The genre of docu-fiction certainly provides its makers significant narrative leeway owing to the fictionalised elements presented in a documentary fashion. Niess realises the advantages that the genre offers for his tale and his unique take on the subject matter is thus a triumph in its own right. We have already seen countless documentaries on saving the planet but approaching the subject matter from a docu-fiction perspective provides a heart and soul to the entire central conundrum.

This certainly makes the subject matter much more emotionally relevant to the viewers and therefore the masses are able to connect to the narrative much more clearly. Kudos to Niess for choosing to go this route for his work as it might alienate some but on the other hand, might totally impress most modern moviegoers.

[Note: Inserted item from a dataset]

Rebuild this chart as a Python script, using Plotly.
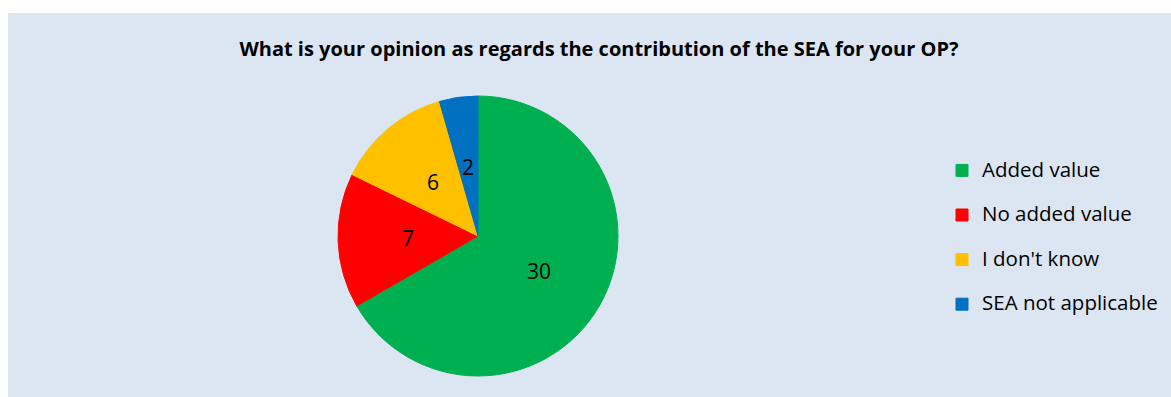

This may, in turn, lead to viewing the entire film as a microcosm of the human experience itself. With life’s little joys and intricacies providing inspiration, it is not hard to see the film for what it is; a celebration of life and a comment on our collective potential if we set aside our differences and truly move to change our condition for the better. Good docu-fiction employs human imagination to further a true yet interesting subject while great docu-fiction manages to put forth a mirror to the audience itself, revealing the often contradictory nature of ourselves.

Niess’s work, is therefore, somewhere between good and great; he knows the genre and has thus created a work of art that goes beyond what it, on a rudimentary level, is supposed to do.

© The World Cruzer – 2021

From a cinematographic perspective, the film is a sight to behold. Niess masterfully mixes new footage shot for the documentary with stock footage and CGI, contributing to the psychedelic journey that audiences take with the protagonist in their quest to save the planet.

The way communication between the characters is depicted on screen, in the form of text message boxes, also adds to the story in a meaningful way. In addition, the film breaks narrative cohesion to overwhelm the audiovisual senses using pulsating music and repeated looping monologues, which adds to the avant garde nature of the entire production. These repeating loops and psychedelic music aids in viewing the film as a form of a meditation upon the central message of saving the planet.

“A beautiful adventure that is stunning in any number of ways, The World Cruzer is a completely different experience than most moviegoers are used to.”

Perhaps one of the greatest strengths of the entire production is its music. The electronic club music blends in with the expansive visuals perfectly. From the CGI overload of symmetrical patterns to different aspects of beautiful stock footage that perfectly blends in with the overarching narrative, the music gives every second of visuals an unparalleled weight. It also helps the audience gaze being glued to the screen as this beautiful assault on our senses is like a dopamine hit, one keeps wanting it more and more.

© The World Cruzer – 2021

Despite being an oddity from any number of perspectives, The World Cruzer works. From its stunning CGI opening scenes to its mesmerising visuals, the film sucks you right in. The fantastic German voice over works its magic and the journey of the protagonist to save the planet from imminent destruction is hard to ignore. Whether you are moved or unmoved by the end of the film, one aspect is clear; Niess has succeeded in presenting an age-old concept in a completely new way and he must be applauded for this success.

A beautiful adventure that is stunning in any number of ways, The World Cruzer is a completely different experience than most moviegoers are used to. Using unique narrative tools, the film gets its message across beautifully. Crisp visuals and an unrelenting club soundtrack elevate the entire experience and the film needs to be seen on the biggest screen possible to truly appreciate the audacious level of art that has gone into its production. Certainly the most different film I have seen, The World Cruzer gets full marks for its originality and its unparalleled technical aspects.

About the director Yorick Niess

As a media producer Yorick started to produce movies at the age of 12. Since 1994 he professionally worked as a journalist, TV-producer and Editor on around 10.000 broadcast Features.

In 2002 he became a Training Supervisor IHK for the profession digital media designer. He has worked on several international documentaries about the Middle East, Africa and Tibet. As a Master of International Negotiation and Policy-Making INP, Geneva 2010, he seeks to improve biodiversity and social matters on a daily basis.